> _Data supplied_
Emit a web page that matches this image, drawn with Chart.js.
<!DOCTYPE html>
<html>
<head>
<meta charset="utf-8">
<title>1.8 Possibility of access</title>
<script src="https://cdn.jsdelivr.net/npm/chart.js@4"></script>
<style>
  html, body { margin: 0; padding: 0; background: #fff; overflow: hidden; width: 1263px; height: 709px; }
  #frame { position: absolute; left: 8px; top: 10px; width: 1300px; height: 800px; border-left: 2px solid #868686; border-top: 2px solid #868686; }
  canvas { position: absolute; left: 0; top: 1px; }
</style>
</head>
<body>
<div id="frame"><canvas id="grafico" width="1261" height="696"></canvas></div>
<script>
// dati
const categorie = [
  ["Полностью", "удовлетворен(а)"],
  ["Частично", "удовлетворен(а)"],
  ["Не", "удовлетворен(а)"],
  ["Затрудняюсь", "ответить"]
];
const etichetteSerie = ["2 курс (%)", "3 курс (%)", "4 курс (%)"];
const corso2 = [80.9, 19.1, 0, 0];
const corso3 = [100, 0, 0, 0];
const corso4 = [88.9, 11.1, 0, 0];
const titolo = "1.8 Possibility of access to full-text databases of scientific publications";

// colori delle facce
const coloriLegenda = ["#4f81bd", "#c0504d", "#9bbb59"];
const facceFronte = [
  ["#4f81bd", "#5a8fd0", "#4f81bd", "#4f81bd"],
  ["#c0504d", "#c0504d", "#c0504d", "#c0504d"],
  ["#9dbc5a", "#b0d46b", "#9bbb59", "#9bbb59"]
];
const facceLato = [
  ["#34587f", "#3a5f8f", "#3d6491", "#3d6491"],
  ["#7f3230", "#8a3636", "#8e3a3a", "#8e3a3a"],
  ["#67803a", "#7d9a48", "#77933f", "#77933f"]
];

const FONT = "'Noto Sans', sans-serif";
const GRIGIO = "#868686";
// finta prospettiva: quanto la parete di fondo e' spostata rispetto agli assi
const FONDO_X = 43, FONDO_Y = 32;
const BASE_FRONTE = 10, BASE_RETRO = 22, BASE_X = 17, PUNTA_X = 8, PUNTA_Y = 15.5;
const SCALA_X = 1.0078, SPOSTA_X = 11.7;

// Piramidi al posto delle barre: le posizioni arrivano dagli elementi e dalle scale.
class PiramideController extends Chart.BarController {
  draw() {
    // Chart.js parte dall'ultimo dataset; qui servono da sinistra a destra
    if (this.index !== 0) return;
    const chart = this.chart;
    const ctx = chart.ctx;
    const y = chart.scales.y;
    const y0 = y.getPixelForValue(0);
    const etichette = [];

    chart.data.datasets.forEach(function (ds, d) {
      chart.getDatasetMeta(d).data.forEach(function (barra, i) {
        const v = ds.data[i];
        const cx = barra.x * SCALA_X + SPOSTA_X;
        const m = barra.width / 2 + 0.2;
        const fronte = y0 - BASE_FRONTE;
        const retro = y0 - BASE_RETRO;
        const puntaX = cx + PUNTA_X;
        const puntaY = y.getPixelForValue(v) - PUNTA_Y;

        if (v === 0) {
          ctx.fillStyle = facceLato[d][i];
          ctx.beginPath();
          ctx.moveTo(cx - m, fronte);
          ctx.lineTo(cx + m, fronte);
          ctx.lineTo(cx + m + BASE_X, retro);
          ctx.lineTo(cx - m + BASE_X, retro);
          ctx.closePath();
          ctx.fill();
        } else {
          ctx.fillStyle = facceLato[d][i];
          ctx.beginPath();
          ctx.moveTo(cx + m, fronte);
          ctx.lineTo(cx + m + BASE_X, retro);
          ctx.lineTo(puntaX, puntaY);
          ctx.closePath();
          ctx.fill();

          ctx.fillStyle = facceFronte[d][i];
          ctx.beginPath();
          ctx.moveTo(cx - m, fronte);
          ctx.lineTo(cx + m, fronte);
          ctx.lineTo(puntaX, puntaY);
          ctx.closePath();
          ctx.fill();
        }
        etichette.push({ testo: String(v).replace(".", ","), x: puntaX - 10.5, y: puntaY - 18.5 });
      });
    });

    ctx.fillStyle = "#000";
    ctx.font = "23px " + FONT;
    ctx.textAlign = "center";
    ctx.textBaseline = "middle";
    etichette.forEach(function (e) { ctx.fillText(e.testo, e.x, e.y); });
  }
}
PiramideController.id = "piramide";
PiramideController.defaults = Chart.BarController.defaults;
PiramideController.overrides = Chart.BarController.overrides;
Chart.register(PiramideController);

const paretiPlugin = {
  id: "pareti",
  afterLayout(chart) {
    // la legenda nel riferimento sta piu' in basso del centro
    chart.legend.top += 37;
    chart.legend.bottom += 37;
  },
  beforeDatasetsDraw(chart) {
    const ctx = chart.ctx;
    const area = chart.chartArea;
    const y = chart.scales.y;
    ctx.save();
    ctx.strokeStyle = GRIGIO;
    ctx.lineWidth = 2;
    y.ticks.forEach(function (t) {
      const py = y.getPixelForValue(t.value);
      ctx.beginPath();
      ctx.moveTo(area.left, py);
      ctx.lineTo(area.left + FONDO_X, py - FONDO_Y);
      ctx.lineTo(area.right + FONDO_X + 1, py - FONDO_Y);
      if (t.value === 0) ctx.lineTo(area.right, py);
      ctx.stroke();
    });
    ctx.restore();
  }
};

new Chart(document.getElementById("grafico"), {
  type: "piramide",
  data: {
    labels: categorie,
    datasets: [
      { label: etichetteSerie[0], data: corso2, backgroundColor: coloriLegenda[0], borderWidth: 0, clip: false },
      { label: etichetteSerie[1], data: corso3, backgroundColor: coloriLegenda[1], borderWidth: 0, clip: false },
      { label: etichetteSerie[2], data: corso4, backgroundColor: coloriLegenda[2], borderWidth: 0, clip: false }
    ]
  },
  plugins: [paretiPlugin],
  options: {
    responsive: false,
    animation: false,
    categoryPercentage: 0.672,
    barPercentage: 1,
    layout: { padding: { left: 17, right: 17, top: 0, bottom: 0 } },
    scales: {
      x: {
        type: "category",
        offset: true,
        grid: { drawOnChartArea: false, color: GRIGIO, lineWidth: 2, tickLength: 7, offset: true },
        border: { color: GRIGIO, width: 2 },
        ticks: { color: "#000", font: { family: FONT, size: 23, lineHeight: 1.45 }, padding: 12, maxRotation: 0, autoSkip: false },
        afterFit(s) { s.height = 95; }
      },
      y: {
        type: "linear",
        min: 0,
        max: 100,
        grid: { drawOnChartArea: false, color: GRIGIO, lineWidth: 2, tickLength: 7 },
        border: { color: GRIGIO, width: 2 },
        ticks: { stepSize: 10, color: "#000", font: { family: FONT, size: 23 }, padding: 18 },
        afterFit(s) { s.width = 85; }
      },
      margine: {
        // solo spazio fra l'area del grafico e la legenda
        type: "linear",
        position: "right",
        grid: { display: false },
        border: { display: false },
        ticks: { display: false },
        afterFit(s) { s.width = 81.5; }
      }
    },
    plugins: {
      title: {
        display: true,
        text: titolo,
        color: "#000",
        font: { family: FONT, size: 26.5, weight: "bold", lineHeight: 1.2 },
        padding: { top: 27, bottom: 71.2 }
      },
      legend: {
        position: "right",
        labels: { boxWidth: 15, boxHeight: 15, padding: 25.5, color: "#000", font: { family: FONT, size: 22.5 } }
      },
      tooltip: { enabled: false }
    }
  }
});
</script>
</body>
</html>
--
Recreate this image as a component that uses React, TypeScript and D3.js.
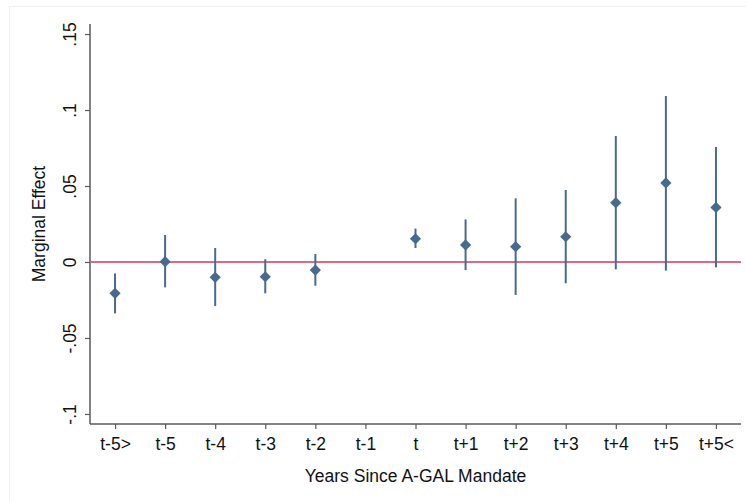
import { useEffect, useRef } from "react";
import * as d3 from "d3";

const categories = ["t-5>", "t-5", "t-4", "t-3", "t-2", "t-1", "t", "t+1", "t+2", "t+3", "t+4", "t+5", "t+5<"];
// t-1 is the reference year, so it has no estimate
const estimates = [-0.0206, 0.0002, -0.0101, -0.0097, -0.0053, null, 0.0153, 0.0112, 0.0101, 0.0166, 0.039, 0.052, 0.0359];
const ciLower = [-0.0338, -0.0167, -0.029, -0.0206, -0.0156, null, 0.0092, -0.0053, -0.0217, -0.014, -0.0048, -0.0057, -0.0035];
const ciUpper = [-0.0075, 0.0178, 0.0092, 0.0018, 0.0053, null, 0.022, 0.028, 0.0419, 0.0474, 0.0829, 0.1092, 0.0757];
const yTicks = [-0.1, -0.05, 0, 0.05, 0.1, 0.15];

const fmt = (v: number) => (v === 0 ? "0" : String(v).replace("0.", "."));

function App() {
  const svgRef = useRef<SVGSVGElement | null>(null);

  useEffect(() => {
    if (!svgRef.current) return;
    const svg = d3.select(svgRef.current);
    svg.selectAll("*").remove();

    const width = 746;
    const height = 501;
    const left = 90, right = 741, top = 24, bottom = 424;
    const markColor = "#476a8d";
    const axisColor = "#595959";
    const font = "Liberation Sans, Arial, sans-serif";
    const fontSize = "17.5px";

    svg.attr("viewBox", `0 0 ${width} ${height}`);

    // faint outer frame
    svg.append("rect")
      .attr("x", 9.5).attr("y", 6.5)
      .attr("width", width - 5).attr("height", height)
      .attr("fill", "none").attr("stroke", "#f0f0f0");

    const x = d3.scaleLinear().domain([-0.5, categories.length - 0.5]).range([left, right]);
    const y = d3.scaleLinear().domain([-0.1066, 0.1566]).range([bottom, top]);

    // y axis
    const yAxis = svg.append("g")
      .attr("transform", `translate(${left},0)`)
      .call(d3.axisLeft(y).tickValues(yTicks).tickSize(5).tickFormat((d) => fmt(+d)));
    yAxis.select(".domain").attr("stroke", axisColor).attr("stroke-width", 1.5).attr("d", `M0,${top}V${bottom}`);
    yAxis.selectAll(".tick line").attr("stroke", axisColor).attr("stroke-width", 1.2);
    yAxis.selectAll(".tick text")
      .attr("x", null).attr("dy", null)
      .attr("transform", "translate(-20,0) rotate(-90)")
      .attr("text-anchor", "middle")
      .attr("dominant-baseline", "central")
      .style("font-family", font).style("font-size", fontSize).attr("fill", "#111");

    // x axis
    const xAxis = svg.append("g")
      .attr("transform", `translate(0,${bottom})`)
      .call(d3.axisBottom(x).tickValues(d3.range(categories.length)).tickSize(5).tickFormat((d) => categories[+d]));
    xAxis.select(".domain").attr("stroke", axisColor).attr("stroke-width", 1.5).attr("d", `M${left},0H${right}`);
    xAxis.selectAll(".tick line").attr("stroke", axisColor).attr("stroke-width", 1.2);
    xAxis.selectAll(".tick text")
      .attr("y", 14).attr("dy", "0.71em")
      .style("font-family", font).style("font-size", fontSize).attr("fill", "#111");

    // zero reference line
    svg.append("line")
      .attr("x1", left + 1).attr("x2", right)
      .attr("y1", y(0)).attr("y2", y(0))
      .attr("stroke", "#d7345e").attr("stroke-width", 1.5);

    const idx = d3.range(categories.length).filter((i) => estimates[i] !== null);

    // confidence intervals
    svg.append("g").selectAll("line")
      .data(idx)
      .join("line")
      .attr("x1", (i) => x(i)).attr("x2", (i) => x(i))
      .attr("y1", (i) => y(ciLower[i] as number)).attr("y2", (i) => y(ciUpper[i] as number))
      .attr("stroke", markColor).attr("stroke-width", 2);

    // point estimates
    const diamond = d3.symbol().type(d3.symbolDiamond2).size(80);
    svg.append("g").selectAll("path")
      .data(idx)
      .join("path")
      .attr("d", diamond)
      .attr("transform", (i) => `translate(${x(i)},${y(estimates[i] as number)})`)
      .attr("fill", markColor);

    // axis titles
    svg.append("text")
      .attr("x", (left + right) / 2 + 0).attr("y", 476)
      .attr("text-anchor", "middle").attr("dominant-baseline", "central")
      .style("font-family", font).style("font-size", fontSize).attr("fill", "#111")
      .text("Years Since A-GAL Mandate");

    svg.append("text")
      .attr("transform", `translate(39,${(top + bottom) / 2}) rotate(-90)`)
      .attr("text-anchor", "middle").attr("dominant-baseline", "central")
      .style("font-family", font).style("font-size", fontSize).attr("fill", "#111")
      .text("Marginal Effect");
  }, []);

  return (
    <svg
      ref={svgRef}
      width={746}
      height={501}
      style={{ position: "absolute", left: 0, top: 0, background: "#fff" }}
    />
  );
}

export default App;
---
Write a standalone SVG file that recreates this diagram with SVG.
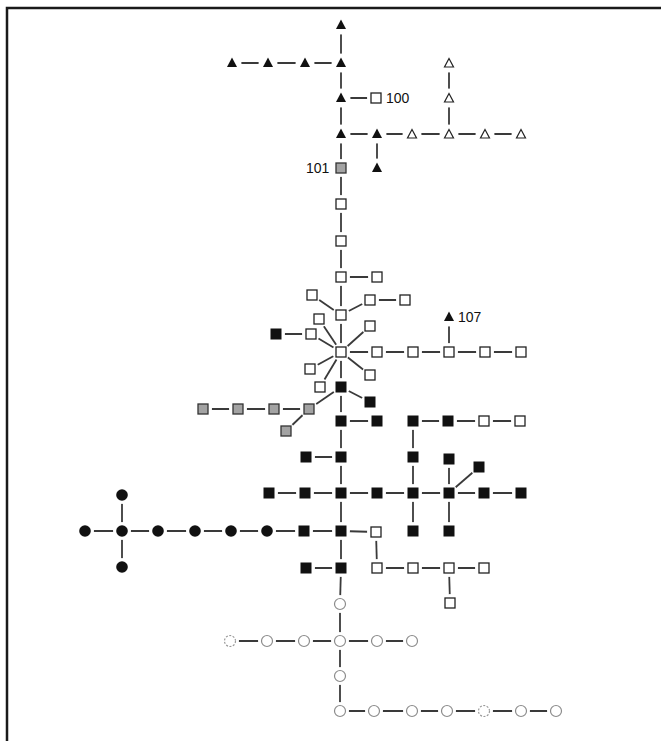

> _Set task_
Looking at the records above, tally the lines holding "image" and reply with that number only.

> _Task result_
2